3. More workshop videos, Masterclasses continue
On the teaching front, Masterclasses will continue; we had Havana, San Francisco and Venice in 2014, and Prague and Lucerne are on for the first quarter of 2015, with possibly also Tokyo, Hanoi, Chicago and something landscape-focused in California. It is almost certain there will be no more Outstanding Images now the video series is complete. We also have a new workshop video series in the planning stages; I can’t say what it is just yet, but I’m almost certain it’ll be popular. 🙂
4. More landscape
Last year, I shot landscape seriously for the first time, and honestly enjoyed it immensely. A combination of the locations, the tranquility, the stunning scenery snd the feeling of being somewhere different and inspiring really resonated with me. I want to do more of this, even if it means hauling a tripod everywhere. And it doesn’t hurt that the Ultraprints – and larger stitches I’m now doing – are the perfect immersive and transparent presentation medium for that.
5. Evolving printing – more, better
We’ve solved the transparency and resolution challenge; now it’s time to turn up the immersiveness scale and get to the point where we’re back to printing large again. This has enormous technical demands and simply isn’t possible for some things that require single captures (i.e. anything involving motion). I’ll start simple and we’ll go from there. Forest III and Nob Hill showed me what is possible – and until seeing it with my own eyes, I had no idea because it’s simply impossible to visualize or imagine that much information in a static scene (not the same as the real world, which we interpret dynamically). It’s time to take that to another level.
During the course of all of this experimentation, I’ve acquired a huge amount of hardware. Some of it has already been superseded by better technique and rationalized out to happy new owners, but there’s still more to come. I think at some point I will want to make a permanent choice between medium format and full frame; the mental anguish I go through when deciding which to carry when weight limited is incredibly frustrating. I have no idea which way this is going to go at the moment, but the promised new technologies that pack more resolution into 35mm may hold a clue – but it’s also worth remembering that anything that can be done at a pixel architecture level to a small sensor can be done to a large one, too; and more is definitely better as Sony’s sensor division proved last year. It’s time for another garage sale again soon – tools should reflect one’s focus, and too much choice can actually be a bad (and expensive) thing.

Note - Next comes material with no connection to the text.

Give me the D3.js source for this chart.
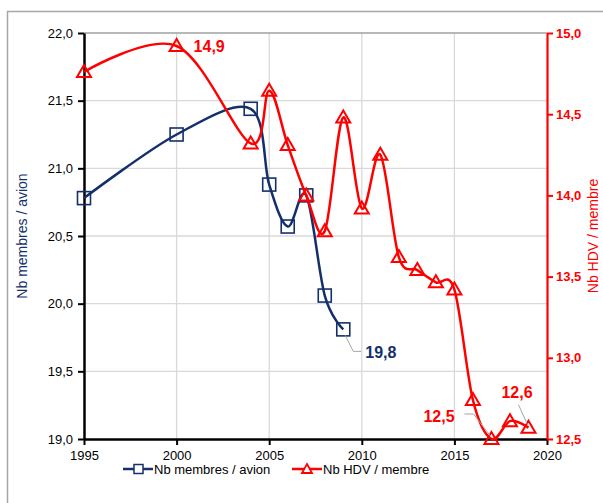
<!DOCTYPE html>
<html><head><meta charset="utf-8">
<script src="https://cdn.jsdelivr.net/npm/d3@7"></script>
<style>body{margin:0;background:#fff}svg{display:block;font-family:"Liberation Sans",Arial,sans-serif}</style>
</head><body><svg id="c" width="603" height="503"></svg>
<script>
const yearsA = [1995, 2000, 2004, 2005, 2006, 2007, 2008, 2009];
const membresAvion = [20.78, 21.25, 21.44, 20.88, 20.57, 20.80, 20.06, 19.81];
const yearsB = [1995, 2000, 2004, 2005, 2006, 2007, 2008, 2009, 2010, 2011, 2012, 2013, 2014, 2015, 2016, 2017, 2018, 2019];
const hdvMembre = [14.76, 14.92, 14.32, 14.645, 14.31, 14.0, 13.78, 14.48, 13.92, 14.25, 13.62, 13.54, 13.465, 13.42, 12.74, 12.5, 12.61, 12.57];
const xTicks = [1995, 2000, 2005, 2010, 2015, 2020];
const leftTicks = [19.0, 19.5, 20.0, 20.5, 21.0, 21.5, 22.0];
const rightTicks = [12.5, 13.0, 13.5, 14.0, 14.5, 15.0];
const seriesNames = ["Nb membres / avion", "Nb HDV / membre"];
const axisTitles = ["Nb membres / avion", "Nb HDV / membre"];

const NAVY = "#14306b", RED = "#ff0000";
const svg = d3.select("#c");
const L = 84, R = 547, T = 33, B = 439;
const x = d3.scaleLinear().domain([1995, 2020]).range([L, R]);
const yL = d3.scaleLinear().domain([19, 22]).range([B, T]);
const yR = d3.scaleLinear().domain([12.5, 15]).range([B, T]);
const fmt = d => d.toFixed(1).replace(".", ",");

// outer frame
svg.append("path").attr("d", "M7.5,503 V11.5 H603").attr("fill", "none").attr("stroke", "#a6a6a6").attr("stroke-width", 1.5);

// grid
const g = svg.append("g");
g.selectAll(".vg").data(xTicks.slice(1, -1)).join("line")
  .attr("x1", d => x(d)).attr("x2", d => x(d)).attr("y1", T).attr("y2", B)
  .attr("stroke", "#d9d9d9").attr("stroke-width", 1.3);
g.selectAll(".hg").data(leftTicks.slice(1, -1)).join("line")
  .attr("x1", L).attr("x2", R).attr("y1", d => yL(d)).attr("y2", d => yL(d))
  .attr("stroke", "#d9d9d9").attr("stroke-width", 1.3);
g.append("line").attr("x1", L).attr("x2", R).attr("y1", T).attr("y2", T).attr("stroke", "#a0a0a0").attr("stroke-width", 1.3);

// axes
const ax = svg.append("g").attr("transform", `translate(0,${B})`)
  .call(d3.axisBottom(x).tickValues(xTicks).tickFormat(d3.format("d")).tickSize(6).tickSizeOuter(0));
ax.select(".domain").attr("stroke", "#000").attr("stroke-width", 2.5);
ax.selectAll(".tick line").attr("stroke", "#000").attr("stroke-width", 2);
ax.selectAll(".tick text").attr("font-size", 13).attr("fill", "#000").attr("dy", "0.95em").attr("font-family", "Liberation Sans, Arial");

const al = svg.append("g").attr("transform", `translate(${L},0)`)
  .call(d3.axisLeft(yL).tickValues(leftTicks).tickFormat(fmt).tickSize(6).tickSizeOuter(0));
al.select(".domain").attr("stroke", "#000").attr("stroke-width", 2.5);
al.selectAll(".tick line").attr("stroke", "#000").attr("stroke-width", 2);
al.selectAll(".tick text").attr("font-size", 13).attr("fill", "#000").attr("x", -11).attr("font-family", "Liberation Sans, Arial");

const ar = svg.append("g").attr("transform", `translate(${R},0)`)
  .call(d3.axisRight(yR).tickValues(rightTicks).tickFormat(fmt).tickSize(6).tickSizeOuter(0));
ar.select(".domain").attr("stroke", RED).attr("stroke-width", 2.2);
ar.selectAll(".tick line").attr("stroke", RED).attr("stroke-width", 2);
ar.selectAll(".tick text").attr("font-size", 13).attr("font-weight", "bold").attr("fill", RED).attr("x", 9).attr("font-family", "Liberation Sans, Arial");

// axis titles
svg.append("text").attr("transform", `translate(27,${(T + B) / 2}) rotate(-90)`).attr("text-anchor", "middle")
  .attr("font-size", 14).attr("fill", NAVY).text(axisTitles[0]);
svg.append("text").attr("transform", `translate(598,${(T + B) / 2}) rotate(-90)`).attr("text-anchor", "middle")
  .attr("font-size", 14).attr("fill", RED).text(axisTitles[1]);

const curve = d3.curveCardinal.tension(0);
const dA = yearsA.map((y, i) => [y, membresAvion[i]]);
const dB = yearsB.map((y, i) => [y, hdvMembre[i]]);

// Series 1 (navy)
svg.append("path").datum(dA).attr("fill", "none").attr("stroke", NAVY).attr("stroke-width", 2.5)
  .attr("d", d3.line().x(d => x(d[0])).y(d => yL(d[1])).curve(curve));
svg.selectAll(".sq").data(dA).join("rect")
  .attr("x", d => x(d[0]) - 6.5).attr("y", d => yL(d[1]) - 6.5).attr("width", 13).attr("height", 13)
  .attr("fill", "none").attr("stroke", NAVY).attr("stroke-width", 1.6);

// Series 2 (red)
svg.append("path").datum(dB).attr("fill", "none").attr("stroke", RED).attr("stroke-width", 2.5)
  .attr("d", d3.line().x(d => x(d[0])).y(d => yR(d[1])).curve(curve));
const tri = "M0,-7 L7,5 L-7,5 Z";
svg.selectAll(".tr").data(dB).join("path")
  .attr("transform", d => `translate(${x(d[0])},${yR(d[1])})`).attr("d", tri)
  .attr("fill", "#fff").attr("fill-opacity", 0).attr("stroke", RED).attr("stroke-width", 2);

// data labels
const lab = (tx, ty, txt, col) => svg.append("text").attr("x", tx).attr("y", ty).attr("font-size", 16)
  .attr("font-weight", "bold").attr("fill", col).text(txt);
const iA9 = yearsA.indexOf(2009);
const iB00 = yearsB.indexOf(2000), iB17 = yearsB.indexOf(2017), iB19 = yearsB.indexOf(2019);
lab(x(yearsB[iB00]) + 17, yR(hdvMembre[iB00]) + 6, fmt(hdvMembre[iB00]), RED);
// 19,8 with leader
const p9 = [x(yearsA[iA9]), yL(membresAvion[iA9])];
svg.append("polyline").attr("points", `${p9[0] + 2},${p9[1] + 6} ${p9[0] + 10},${p9[1] + 22} ${p9[0] + 18},${p9[1] + 22}`)
  .attr("fill", "none").attr("stroke", "#a6a6a6").attr("stroke-width", 1);
lab(p9[0] + 22, p9[1] + 29, fmt(membresAvion[iA9]), NAVY);
// 12,5 with leader
const p17 = [x(yearsB[iB17]), yR(hdvMembre[iB17])];
svg.append("polyline").attr("points", `${p17[0] - 27},${p17[1] - 25} ${p17[0] - 18},${p17[1] - 25} ${p17[0] - 1},${p17[1] - 3}`)
  .attr("fill", "none").attr("stroke", "#a6a6a6").attr("stroke-width", 1);
lab(p17[0] - 68, p17[1] - 17, fmt(hdvMembre[iB17]), RED);
// 12,6 with leader
const p19 = [x(yearsB[iB19]), yR(hdvMembre[iB19])];
svg.append("line").attr("x1", p19[0] - 10).attr("y1", p19[1] - 23).attr("x2", p19[0] - 1).attr("y2", p19[1] - 3)
  .attr("stroke", "#a6a6a6").attr("stroke-width", 1);
lab(p19[0] - 27, p19[1] - 30, fmt(hdvMembre[iB19]), RED);

// legend
const lg = svg.append("g");
const leg = [{n: seriesNames[0], c: NAVY, x0: 123, t: "sq"}, {n: seriesNames[1], c: RED, x0: 292, t: "tr"}];
leg.forEach(l => {
  const ly = 469;
  lg.append("line").attr("x1", l.x0).attr("x2", l.x0 + 30).attr("y1", ly).attr("y2", ly).attr("stroke", l.c).attr("stroke-width", 2.5);
  if (l.t === "sq") lg.append("rect").attr("x", l.x0 + 11).attr("y", ly - 4.5).attr("width", 9).attr("height", 9).attr("fill", "#fff").attr("stroke", l.c).attr("stroke-width", 1.5);
  else lg.append("path").attr("d", "M0,-5 L5,4 L-5,4 Z").attr("transform", `translate(${l.x0 + 15},${ly})`).attr("fill", "#fff").attr("stroke", l.c).attr("stroke-width", 1.8);
  lg.append("text").attr("x", l.x0 + 31).attr("y", ly + 5).attr("font-size", 13).attr("fill", "#000").text(l.n);
});
</script></body></html>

I also need to continue diversifying my business interests outside photography. Is this a long term sustainable industry? Honestly, I’m having trouble seeing it; the crystal ball is cloudy beyond a couple more years. Commercial day rates continue to erode, the education market is getting crowded (quality aside, price still counts the most it seems) and fine art is a tough nut to crack. It never hurts to have many irons in the fire, anyway.
That’s it for me. Where will 2015 take you photographically?